▶ [EXERCISE REQUIREMENTS]:
Check each line of the records below for the word "with" and copy those where it appears.

Charts and diagrams as code:
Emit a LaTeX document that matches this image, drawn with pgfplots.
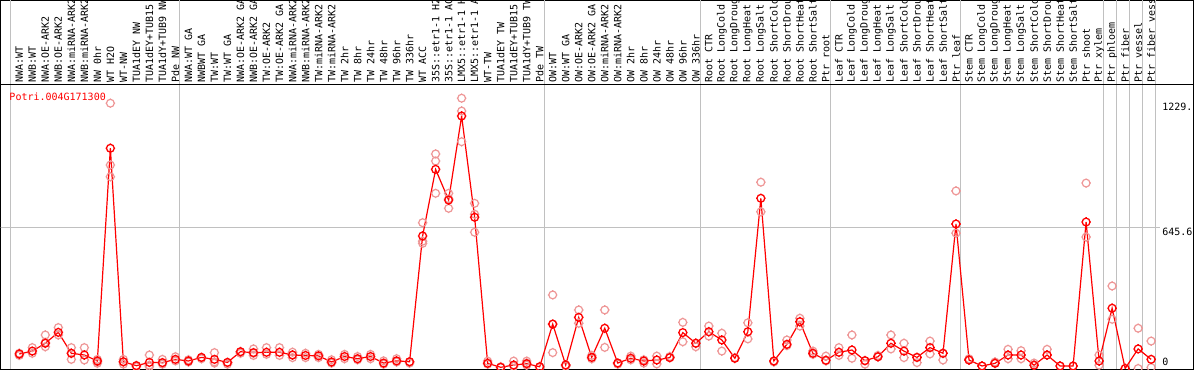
\documentclass[border=0pt]{standalone}
\usepackage{pgfplots}
\pgfplotsset{compat=1.18}
\usepackage{fontspec}
\setmainfont{DejaVu Sans Mono}
\definecolor{rep}{RGB}{238,150,150}
\definecolor{gridc}{RGB}{192,192,192}
\pgfdeclareplotmark{tcirc}{%
  \pgfpathcircle{\pgfpointorigin}{\pgfplotmarksize}%
  \pgfpathmoveto{\pgfpoint{0pt}{\pgfplotmarksize}}\pgfpathlineto{\pgfpoint{0pt}{\pgfplotmarksize+0.9pt}}%
  \pgfpathmoveto{\pgfpoint{0pt}{-\pgfplotmarksize}}\pgfpathlineto{\pgfpoint{0pt}{-\pgfplotmarksize-0.9pt}}%
  \pgfpathmoveto{\pgfpoint{\pgfplotmarksize}{0pt}}\pgfpathlineto{\pgfpoint{\pgfplotmarksize+0.9pt}{0pt}}%
  \pgfpathmoveto{\pgfpoint{-\pgfplotmarksize}{0pt}}\pgfpathlineto{\pgfpoint{-\pgfplotmarksize-0.9pt}{0pt}}%
  \pgfusepathqstroke}
\pgfplotstableread{
x y
0 66.6
1 80
2 116
3 166
4 70
5 62
6 34.5
7 1012
8 31
9 13
10 28
11 27
12 42
13 34.5
14 51
15 42
16 28
17 77
18 73
19 74.5
20 74.5
21 62
22 60
23 58
24 30
25 55
26 45
27 55
28 25
29 35
30 31
31 609
32 915
33 774
34 1160
35 695
36 24
37 5.5
38 16
39 22
40 8
41 204
42 16
43 235
44 51
45 185
46 25
47 47
48 34.5
49 39
50 50
51 165
52 116
53 169
54 131
55 47
56 169
57 782
58 34.5
59 111
60 215
61 70
62 38
63 74.5
64 85
65 36
66 54
67 116
68 80
69 51
70 96
71 70
72 664
73 39
74 11.5
75 24
76 62
77 62
78 15
79 62
80 11.5
81 11.5
82 673
83 34.5
84 277
85 0
86 90
87 42
}\means
\pgfplotstableread{
x y
0 70
0 60
1 96
1 70
2 154
2 100
2 120
3 188
3 154
4 96
4 42
4 70
5 96
5 39
6 24
6 42
6 30
7 1219
7 935
7 881
8 42
8 20
8 30
9 13
9 8
10 62
10 8
10 15
11 42
11 20
11 25
12 54
12 35
13 30
13 40
14 51
14 45
15 73
15 30
15 25
16 28
16 20
17 77
17 70
18 90
18 60
18 70
19 96
19 65
20 96
20 60
21 62
21 75
21 50
22 70
22 50
23 65
23 50
24 40
24 25
25 65
25 45
26 55
26 40
27 65
27 45
28 35
28 20
29 45
29 30
30 31
30 25
31 670
31 575
31 585
32 986
32 953
32 805
33 805
33 736
33 780
34 1242
34 1183
34 1042
35 759
35 709
35 626
36 34
36 20
37 5
37 8
38 34
38 10
39 34
39 25
39 15
40 8
40 5
41 338
41 73
41 204
42 16
42 10
43 269
43 208
44 60
44 45
45 269
45 97
46 25
46 20
47 57
47 40
48 40
48 25
49 57
49 21
50 50
50 55
51 212
51 123
52 116
52 100
53 195
53 149
54 162
54 80
55 47
55 50
56 210
56 136
57 856
57 720
58 34
58 30
59 131
59 105
60 231
60 195
61 80
61 65
62 57
62 35
63 96
63 60
64 154
64 47
65 36
65 20
66 54
66 60
67 154
67 90
68 116
68 50
69 51
69 27
70 126
70 67
71 70
71 39
72 816
72 622
73 45
73 39
74 11.5
75 24
75 30
76 88
76 45
77 82
77 45
78 25
78 15
79 88
79 62
80 11.5
81 11.5
82 852
82 604
83 62
83 15
84 379
84 226
85 0
86 185
86 0
87 126
87 5
}\reps
\newcommand\lab[2]{\node[rotate=90,anchor=west,inner sep=0pt] at (axis cs:#1,1311.8) {#2};}
\begin{document}
\fontsize{10bp}{12bp}\selectfont
\begin{tikzpicture}
\begin{axis}[
  at={(0.5bp,1bp)}, anchor=south west,
  scale only axis, width=1193bp, height=368.5bp,
  xmin=-1.445, xmax=90.254, ymin=-2.3, ymax=1690.9,
  axis line style={black, line width=1bp},
  ticks=none,
  clip=true,
]
% vertical grid lines
\pgfplotsinvokeforeach{-0.65,12.35,40.35,52.35,62.35,72.35,83.35,84.35,85.35,86.35,87.35}{
  \draw[gridc, line width=1bp] (axis cs:#1,-10) -- (axis cs:#1,1800);
}
\draw[gridc, line width=1bp] (axis cs:-1.5,645.6) -- (axis cs:87.7,645.6);
\draw[black, line width=1bp] (axis cs:-1.5,1302.7) -- (axis cs:91,1302.7);
% header labels
\lab{0}{NWA:WT}
\lab{1}{NWB:WT}
\lab{2}{NWA:OE-ARK2}
\lab{3}{NWB:OE-ARK2}
\lab{4}{NWA:miRNA-ARK2}
\lab{5}{NWB:miRNA-ARK2}
\lab{6}{NW 0hr}
\lab{7}{WT H2O}
\lab{8}{WT-NW}
\lab{9}{TUA1dEY NW}
\lab{10}{TUA1dEY+TUB15}
\lab{11}{TUA1dY+TUB9 NW}
\lab{12}{Pde NW}
\lab{13}{NWA:WT GA}
\lab{14}{NWBWT GA}
\lab{15}{TW:WT}
\lab{16}{TW:WT GA}
\lab{17}{NWA:OE-ARK2 GA}
\lab{18}{NWB:OE-ARK2 GA}
\lab{19}{TW:OE-ARK2}
\lab{20}{TW:OE-ARK2 GA}
\lab{21}{NWA:miRNA-ARK2}
\lab{22}{NWB:miRNA-ARK2}
\lab{23}{TW:miRNA-ARK2}
\lab{24}{TW:miRNA-ARK2}
\lab{25}{TW 2hr}
\lab{26}{TW 8hr}
\lab{27}{TW 24hr}
\lab{28}{TW 48hr}
\lab{29}{TW 96hr}
\lab{30}{TW 336hr}
\lab{31}{WT ACC}
\lab{32}{35S::etr1-1 H2}
\lab{33}{35S::etr1-1 AC}
\lab{34}{LMX5::etr1-1 H}
\lab{35}{LMX5::etr1-1 A}
\lab{36}{WT-TW}
\lab{37}{TUA1dEY TW}
\lab{38}{TUA1dEY+TUB15}
\lab{39}{TUA1dY+TUB9 TW}
\lab{40}{Pde TW}
\lab{41}{OW:WT}
\lab{42}{OW:WT GA}
\lab{43}{OW:OE-ARK2}
\lab{44}{OW:OE-ARK2 GA}
\lab{45}{OW:miRNA-ARK2}
\lab{46}{OW:miRNA-ARK2}
\lab{47}{OW 2hr}
\lab{48}{OW 8hr}
\lab{49}{OW 24hr}
\lab{50}{OW 48hr}
\lab{51}{OW 96hr}
\lab{52}{OW 336hr}
\lab{53}{Root CTR}
\lab{54}{Root LongCold}
\lab{55}{Root LongDroug}
\lab{56}{Root LongHeat}
\lab{57}{Root LongSalt}
\lab{58}{Root ShortCold}
\lab{59}{Root ShortDrou}
\lab{60}{Root ShortHeat}
\lab{61}{Root ShortSalt}
\lab{62}{Ptr root}
\lab{63}{Leaf CTR}
\lab{64}{Leaf LongCold}
\lab{65}{Leaf LongDroug}
\lab{66}{Leaf LongHeat}
\lab{67}{Leaf LongSalt}
\lab{68}{Leaf ShortCold}
\lab{69}{Leaf ShortDrou}
\lab{70}{Leaf ShortHeat}
\lab{71}{Leaf ShortSalt}
\lab{72}{Ptr leaf}
\lab{73}{Stem CTR}
\lab{74}{Stem LongCold}
\lab{75}{Stem LongDroug}
\lab{76}{Stem LongHeat}
\lab{77}{Stem LongSalt}
\lab{78}{Stem ShortCold}
\lab{79}{Stem ShortDrou}
\lab{80}{Stem ShortHeat}
\lab{81}{Stem ShortSalt}
\lab{82}{Ptr shoot}
\lab{83}{Ptr xylem}
\lab{84}{Ptr phloem}
\lab{85}{Ptr fiber}
\lab{86}{Ptr vessel}
\lab{87}{Ptr fiber vess}
% title and value labels
\node[anchor=base west, inner sep=0pt, text=red] at (axis cs:-0.77,1230.5) {Potri.004G171300};
\node[anchor=base west, inner sep=0pt] at (axis cs:87.85,1185) {1229.};
\node[anchor=base west, inner sep=0pt] at (axis cs:87.85,611) {645.6};
\node[anchor=base west, inner sep=0pt] at (axis cs:87.85,14.7) {0};
% data
\addplot[only marks, rep, mark=tcirc, mark size=3.9bp, mark options={line width=1.2bp}] table[x=x,y=y] {\reps};
\addplot[red, line width=1.2bp, mark=tcirc, mark size=3.9bp, mark options={line width=1.3bp}] table[x=x,y=y] {\means};
\end{axis}
\pgfresetboundingbox
\useasboundingbox (0,0) rectangle (1194bp,370bp);
\end{tikzpicture}
\end{document}
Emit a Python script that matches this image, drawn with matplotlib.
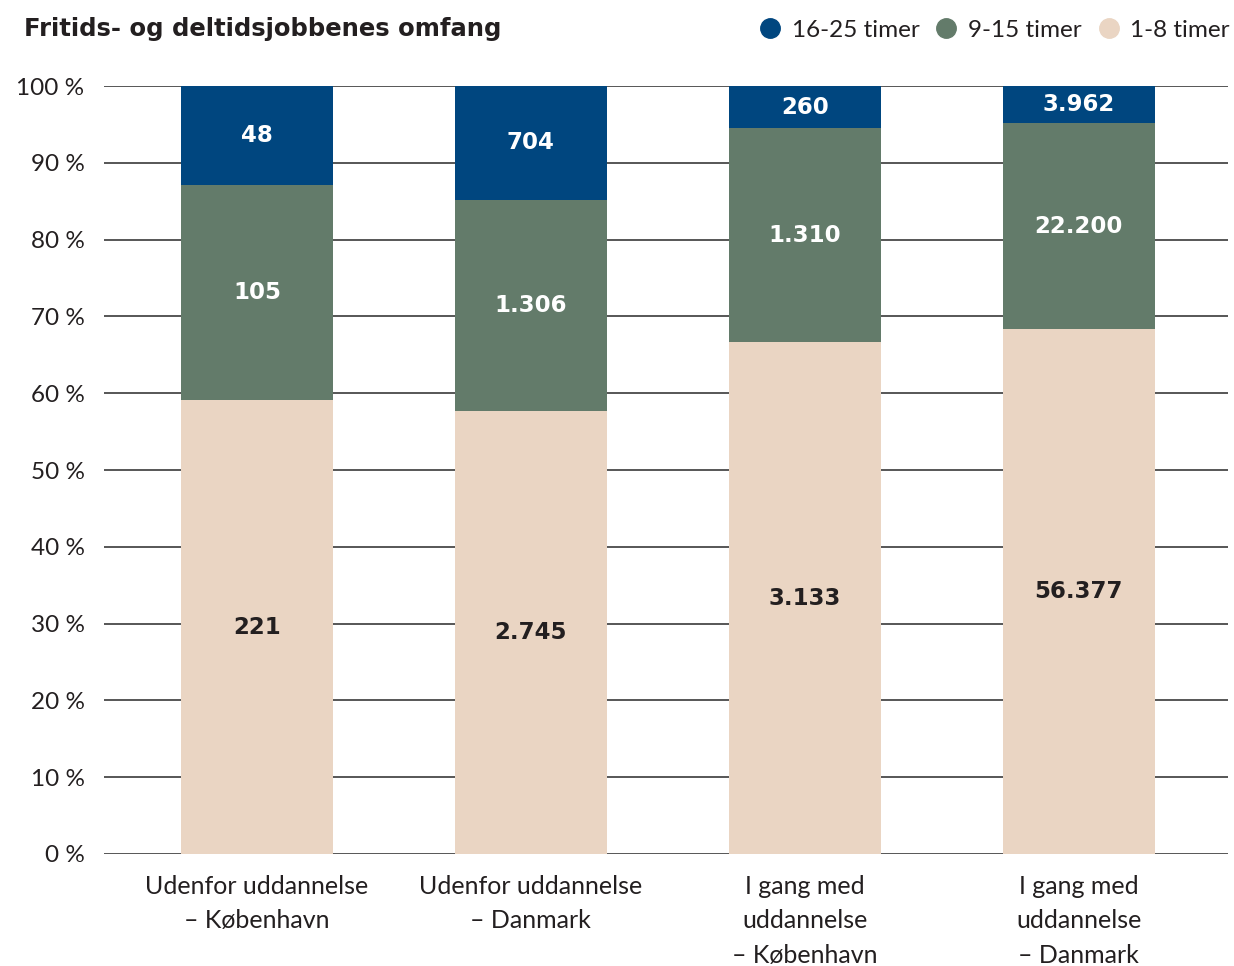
import matplotlib.pyplot as plt
import numpy as np
from matplotlib.lines import Line2D

plt.rcParams['font.family'] = ['Lato', 'DejaVu Sans']

categories = ["Udenfor uddannelse\n– København", "Udenfor uddannelse\n– Danmark",
              "I gang med\nuddannelse\n– København", "I gang med\nuddannelse\n– Danmark"]
h_1_8 = np.array([221, 2745, 3133, 56377])
h_9_15 = np.array([105, 1306, 1310, 22200])
h_16_25 = np.array([48, 704, 260, 3962])
series_names = ["1-8 timer", "9-15 timer", "16-25 timer"]

def fmt(n):
    return f"{n:,}".replace(",", ".")

c_beige = "#EAD5C3"
c_green = "#637B6A"
c_blue = "#00467F"
c_text = "#231F20"
bold_font = dict(family="DejaVu Sans", fontweight="bold")

total = h_1_8 + h_9_15 + h_16_25
p1 = h_1_8 / total * 100
p2 = h_9_15 / total * 100
p3 = h_16_25 / total * 100

fig = plt.figure(figsize=(12.34, 9.66), dpi=100)
ax = fig.add_axes([104 / 1234, 112 / 966, 1124 / 1234, 768 / 966])

x = np.arange(len(categories))
w = 0.555
ax.bar(x, p1, w, color=c_beige, zorder=2)
ax.bar(x, p2, w, bottom=p1, color=c_green, zorder=2)
ax.bar(x, p3, w, bottom=p1 + p2, color=c_blue, zorder=2)

for i in range(len(x)):
    ax.text(x[i], p1[i] / 2, fmt(h_1_8[i]), ha="center", va="center", color=c_text,
            fontsize=16.5, zorder=3, **bold_font)
    ax.text(x[i], p1[i] + p2[i] / 2, fmt(h_9_15[i]), ha="center", va="center", color="white",
            fontsize=16.5, zorder=3, **bold_font)
    ax.text(x[i], p1[i] + p2[i] + p3[i] / 2, fmt(h_16_25[i]), ha="center", va="center", color="white",
            fontsize=16.5, zorder=3, **bold_font)

ax.set_xlim(-0.558, 3.544)
ax.set_ylim(0, 100)
ax.set_yticks(np.arange(0, 101, 10))
ax.set_yticklabels([f"{v} %" for v in range(0, 101, 10)])
for v in range(0, 101, 10):
    ax.axhline(v, color="#3a3a3a", lw=1.2, zorder=1)
ax.set_xticks(x)
ax.set_xticklabels(categories, linespacing=1.6)
ax.tick_params(length=0, colors=c_text)
ax.tick_params(axis="y", pad=14, labelsize=17.5)
ax.tick_params(axis="x", pad=15, labelsize=18)
for s in ax.spines.values():
    s.set_visible(False)

fig.text(24 / 1234, 1 - 29 / 966, "Fritids- og deltidsjobbenes omfang", fontsize=17.5,
         color=c_text, va="center", ha="left", **bold_font)

handles = [Line2D([], [], marker="o", ls="", ms=14, color=c) for c in [c_blue, c_green, c_beige]]
fig.legend(handles, series_names[::-1], loc="center right", bbox_to_anchor=(1230 / 1234, 1 - 30 / 966),
           ncol=3, frameon=False, fontsize=17.5, handlelength=1.0, handletextpad=0.4,
           columnspacing=0.6, borderpad=0, borderaxespad=0, labelcolor=c_text)

fig.savefig("out.png", dpi=100)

▶ [CORRECT ANSWER]:
Emit a LaTeX document that matches this image, drawn with pgfplots.
Emit a Python script that matches this image, drawn with matplotlib.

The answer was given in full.